Вновь не очень понятно, что имел в виду Маяковский.
А он уже обрушивался на главных героев своей пьесы:
«Пока сволочь есть в жизни, я её в художественном произведении не амнистирую. В пьесе – факты об обывательской морали и века, и сегодняшнего дня. Если будет пятьдесят таких пьес, надо отдать пятьдесят театров под такие пьесы. Против строящих обклада нет, но если обижаются, значит, в них попадает. "Клоп" в известной степени – антиводочная агитка…
Мой упор – на комсомольскую массу. Нельзя рассчитывать на всё человечество: половина сволочей и половина симпатичных».
Резко, эмоционально и как всегда сумбурно! Но это – стиль Маяковского.

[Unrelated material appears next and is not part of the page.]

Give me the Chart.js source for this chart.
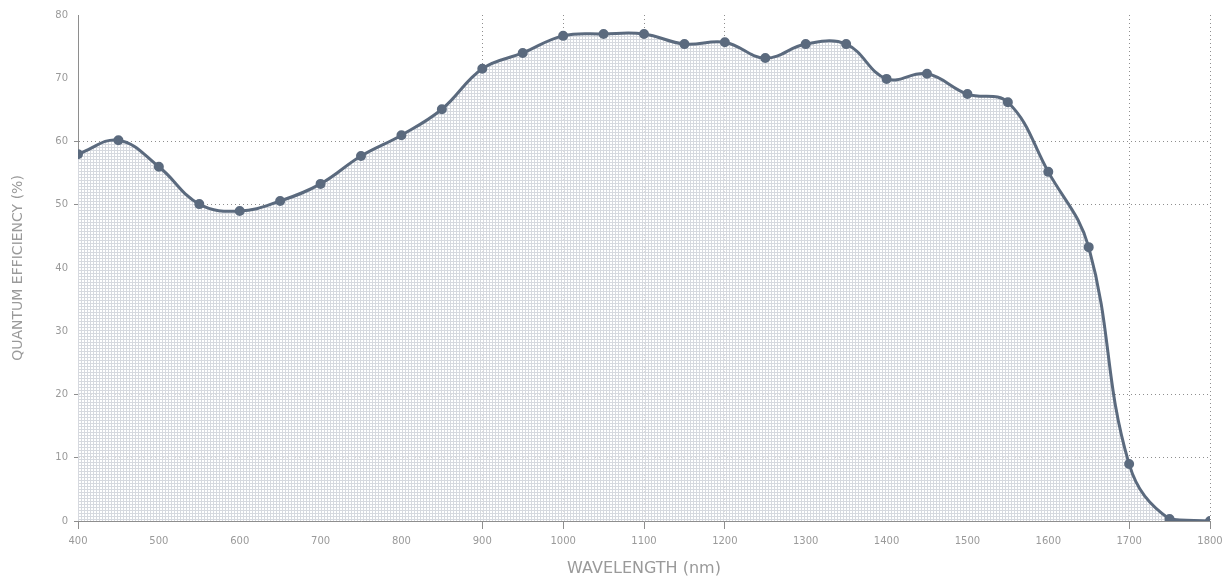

Впрочем, на этот раз он произнёс объясняющее слово – «обклад» и пьесу свою назвал «обкладывающей». «Обклад» – это охотничий термин, означающий место, куда загоняют зверя, на которого охотятся. Если к этому добавить, что своего «Клопа» Владимир Владимирович назвал «антиводочной агиткой», то, стало быть, он направлен против пьяниц, которых необходимо «обложить» (и их «обкладывают») чересчур резкими и даже грубыми словами.